Bukele's decrease in crime rates was undercut by the United State's accusation that these decreases in crime resulted from 'bought gang support' including financial benefits and other privileges given to gang leaders while serving prison sentences (AP).
Bukele's approach yielded results as crime rates continue to subside. In 2021, El Salvador was out of the top 20 countries with the highest homicide rate in the world. The country had been part of this notorious list since 1994, according to Eddie Galdamez, coorespondent for Living in El Salvador.
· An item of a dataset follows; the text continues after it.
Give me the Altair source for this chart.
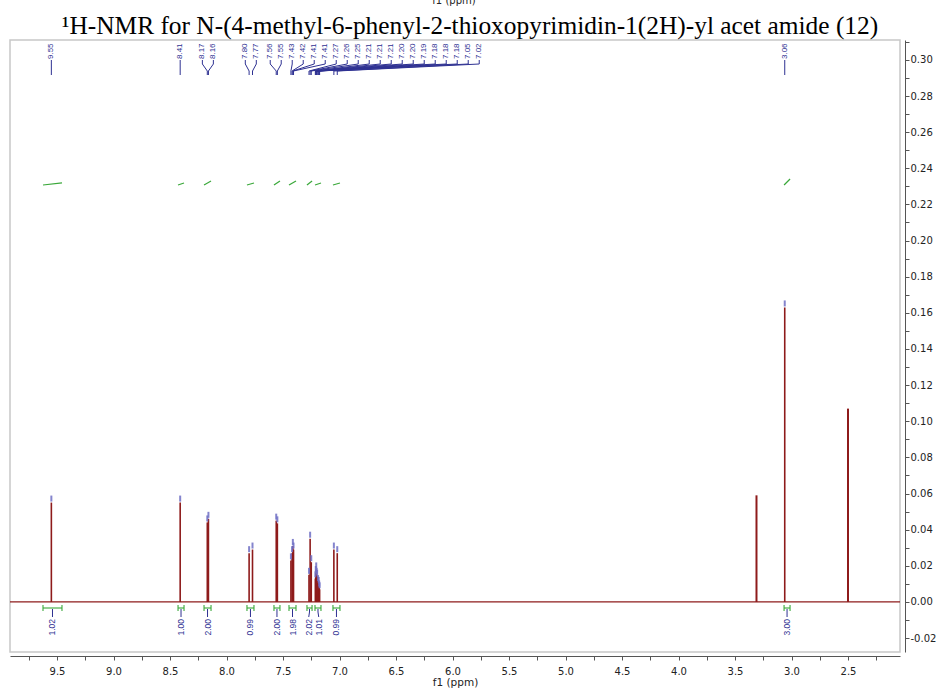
import altair as alt
import pandas as pd

# ---------------- data ----------------
peak_ppm = [9.55, 8.41, 8.17, 8.16, 7.80, 7.77, 7.56, 7.55, 7.43, 7.42, 7.413, 7.407,
            7.27, 7.26, 7.25, 7.214, 7.210, 7.206, 7.202, 7.198, 7.190, 7.184, 7.180, 7.176,
            7.05, 7.02, 3.06]
peak_height = [0.055, 0.055, 0.044, 0.046, 0.027, 0.029, 0.045, 0.0435, 0.023, 0.027, 0.031, 0.029,
               0.015, 0.035, 0.022, 0.013, 0.016, 0.018, 0.015, 0.014, 0.011, 0.010, 0.008, 0.007,
               0.029, 0.027, 0.163]
peak_labels = ["9.55", "8.41", "8.17", "8.16", "7.80", "7.77", "7.56", "7.55", "7.43", "7.42",
               "7.41", "7.41", "7.27", "7.26", "7.25", "7.21", "7.21", "7.21", "7.20", "7.20",
               "7.19", "7.18", "7.18", "7.18", "7.05", "7.02", "3.06"]
solvent_ppm = [3.31, 2.50]
solvent_height = [0.059, 0.107]

int_start = [9.624, 8.429, 8.199, 7.819, 7.580, 7.447, 7.288, 7.217, 7.058, 3.066]
int_end = [9.456, 8.376, 8.137, 7.757, 7.527, 7.385, 7.243, 7.164, 6.996, 3.013]
int_values = ["1.02", "1.00", "2.00", "0.99", "2.00", "1.98", "2.02", "1.01", "0.99", "3.00"]

title_text = "\u00b9H-NMR for N-(4-methyl-6-phenyl-2-thioxopyrimidin-1(2H)-yl acet amide (12)"

# ---------------- layout helpers ----------------
X_MIN, X_MAX = 2.04, 9.916
Y_MIN, Y_MAX = -0.0277, 0.311
W, H = 890, 612
PPM_PER_PX = (X_MAX - X_MIN) / W

RED = "#8e1b1b"
NAVY = "#2e3192"
GREEN = "#3aa83a"


def spread(actual, gap, cap):
    """Push labels apart (descending ppm) and re-centre short chains."""
    out, chains = [], []
    for i, p in enumerate(actual):
        if out and p > out[-1] - gap:
            out.append(out[-1] - gap)
            chains[-1].append(i)
        else:
            out.append(p)
            chains.append([i])
    prev_last = None
    for ch in chains:
        s = sum(actual[i] for i in ch) / len(ch) - sum(out[i] for i in ch) / len(ch)
        s = max(0.0, min(s, cap))
        if prev_last is not None:
            s = min(s, max(0.0, prev_last - gap - out[ch[0]]))
        for i in ch:
            out[i] += s
        prev_last = out[ch[-1]]
    return out


label_pos = spread(peak_ppm, 11 * PPM_PER_PX, 6 * PPM_PER_PX)
int_center = [(a + b) / 2 for a, b in zip(int_start, int_end)]
int_pos = spread(int_center, 10 * PPM_PER_PX, 6 * PPM_PER_PX)

# ---------------- tables ----------------
peaks = pd.DataFrame({"ppm": peak_ppm, "h": peak_height})
solv = pd.DataFrame({"ppm": solvent_ppm, "h": solvent_height})
labels = pd.DataFrame({"ppm": label_pos, "txt": peak_labels})

seg_rows = []
for p, q in zip(peak_ppm, label_pos):
    if abs(p - q) < 1e-6:
        seg_rows.append((p, p, 20, 35))
    else:
        seg_rows.append((q, q, 20, 24))
        seg_rows.append((q, p, 24, 31))
        seg_rows.append((p, p, 31, 35))
segs = pd.DataFrame(seg_rows, columns=["ppm", "ppm2", "py", "py2"])

ig_rows = []   # integral curves (green, upper)
br_rows = []   # brackets (green, bottom)
bl_rows = []   # blue connectors (bottom)
for a, b, c, q, v in zip(int_start, int_end, int_center, int_pos, int_values):
    ig_rows.append((a, b, 145, 145 - 2 * float(v)))
    br_rows.append((a, b, 568, 568))
    br_rows.append((a, a, 565, 571))
    br_rows.append((b, b, 565, 571))
    bl_rows.append((c, c, 569, 572))
    bl_rows.append((c, q, 572, 577))
integ = pd.DataFrame(ig_rows, columns=["ppm", "ppm2", "py", "py2"])
brk = pd.DataFrame(br_rows, columns=["ppm", "ppm2", "py", "py2"])
blu = pd.DataFrame(bl_rows, columns=["ppm", "ppm2", "py", "py2"])
ilab = pd.DataFrame({"ppm": int_pos, "txt": int_values})

# ---------------- scales & axes ----------------
x_ticks = [round(9.75 - 0.25 * i, 2) for i in range(31)]
y_ticks = [round(-0.02 + 0.01 * i, 2) for i in range(34)]

x_scale = alt.Scale(domain=[X_MIN, X_MAX], reverse=True, nice=False, zero=False)
y_scale = alt.Scale(domain=[Y_MIN, Y_MAX], nice=False, zero=False)

X_AX = alt.Axis(values=x_ticks, orient="bottom", offset=4, title="f1 (ppm)",
                labelExpr="round(datum.value*4) % 2 == 0 ? format(datum.value, '.1f') : ''",
                labelOverlap=False, labelFlush=False, grid=False,
                domainColor="#555555", tickColor="#555555", tickSize=4, labelPadding=6,
                labelFont="DejaVu Sans", labelFontSize=10, labelColor="#222222",
                titleFont="DejaVu Sans", titleFontSize=10.5, titleFontWeight="normal",
                titleColor="#222222", titlePadding=1)
Y_AX = alt.Axis(values=y_ticks, orient="right", offset=5, title=None,
                labelExpr=("abs(round(datum.value*100)) % 2 == 0 ? "
                           "(datum.value < 0 ? '-' + format(-datum.value, '.2f') : format(datum.value, '.2f')) : ''"),
                labelOverlap=False, labelFlush=False, grid=False,
                domainColor="#555555", tickColor="#555555", tickSize=4, labelPadding=1,
                labelFont="DejaVu Sans", labelFontSize=10, labelColor="#222222")


def X(field="ppm"):
    return alt.X(f"{field}:Q", scale=x_scale, axis=X_AX)


def Y(field="h"):
    return alt.Y(f"{field}:Q", scale=y_scale, axis=Y_AX)


PY = alt.Y("py:Q", scale=None, axis=None)
PY2 = alt.Y2("py2:Q")
PX2 = alt.X2("ppm2:Q")

# ---------------- layers ----------------
baseline = alt.Chart(pd.DataFrame({"ppm": [X_MAX, X_MIN], "h": [0.0, 0.0]})).mark_line(
    color=RED, strokeWidth=1.3).encode(x=X(), y=Y())

peak_rules = alt.Chart(peaks).mark_rule(color=RED, strokeWidth=1.6).encode(
    x=X(), y=Y(), y2=alt.datum(0))

solv_rules = alt.Chart(solv).mark_rule(color=RED, strokeWidth=2.0).encode(
    x=X(), y=Y(), y2=alt.datum(0))

peak_marks = alt.Chart(peaks).mark_rule(color="#6f6fc4", strokeWidth=2, opacity=0.85,
                                        yOffset=-1, y2Offset=-7).encode(
    x=X(), y=Y(), y2=alt.Y2("h:Q"))

lab_text = alt.Chart(labels).mark_text(angle=270, align="left", baseline="middle",
                                       font="Liberation Sans", fontSize=8, color=NAVY).encode(
    x=X(), y=alt.value(19), text="txt:N")

lab_segs = alt.Chart(segs).mark_rule(color=NAVY, strokeWidth=1.0).encode(
    x=X(), x2=PX2, y=PY, y2=PY2)

integ_curves = alt.Chart(integ).mark_rule(color=GREEN, strokeWidth=1.2).encode(
    x=X(), x2=PX2, y=PY, y2=PY2)

brackets = alt.Chart(brk).mark_rule(color=GREEN, strokeWidth=1.1).encode(
    x=X(), x2=PX2, y=PY, y2=PY2)

blue_conn = alt.Chart(blu).mark_rule(color=NAVY, strokeWidth=1.0).encode(
    x=X(), x2=PX2, y=PY, y2=PY2)

int_text = alt.Chart(ilab).mark_text(angle=270, align="right", baseline="middle",
                                     font="Liberation Sans", fontSize=8.5, color=NAVY).encode(
    x=X(), y=alt.value(579), text="txt:N")

title = alt.Chart(pd.DataFrame({"t": [title_text]})).mark_text(
    font="Liberation Serif", fontSize=25.4, color="#000000", align="center",
    baseline="alphabetic").encode(x=alt.value(460), y=alt.value(-6), text="t:N")

top_axis_title = alt.Chart(pd.DataFrame({"t": ["f1 (ppm)"]})).mark_text(
    font="DejaVu Sans", fontSize=10, color="#222222", align="center",
    baseline="alphabetic").encode(x=alt.value(444), y=alt.value(-36), text="t:N")

chart = alt.layer(
    baseline, peak_rules, solv_rules, peak_marks, lab_segs, lab_text,
    integ_curves, brackets, blue_conn, int_text, title, top_axis_title
).properties(
    width=W, height=H,
    autosize=alt.AutoSizeParams(type="none"),
    padding={"left": 10, "top": 40, "right": 38, "bottom": 41},
    background="white",
).configure_view(stroke="#c8c8c8", strokeWidth=1.5)

chart.save("out.html", embed_options={"renderer": "svg", "actions": False})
It is not easy to find solutions for dealing with the ongoing decades old problem of gang violence and dealing with the root of the problems like stability, education, order, and financial opportunities. The handling of gang crimes in El Salvador are strict. Unorthodox measures are often taken because the situation is dire. "We must start somewhere. If we do not get these issues under control, we may never have stability in El Salvador," crime analyst Carlos Martano said.
"I like what the president (Bukele) is doing regardless of how it may seem overseas," Jose Gonzalez, a native El Salvadorian, said, "I migrated to this country (United States) three years ago because of the issues in El Salvador were terrible. You couldn't sleep without thinking you were going to be shot."
Another sign of improvements is that tourism to El Salvador increased 25 percent from 2015 to the present (El Salvador Tourism 1995-2022). Tourism will financially help bring opportunities to the impoverished nation.
Although there is criticism of Bukele’s approach to the problems in his country, crime has decreased during his presidency and it still seems to be on that trend. There are no indications that he will change his stance to avoid the alleged violation criminal’s human rights, but as it stands, most El Salvadorians can have hope, knowing that crime is a downward slope, not on the rise.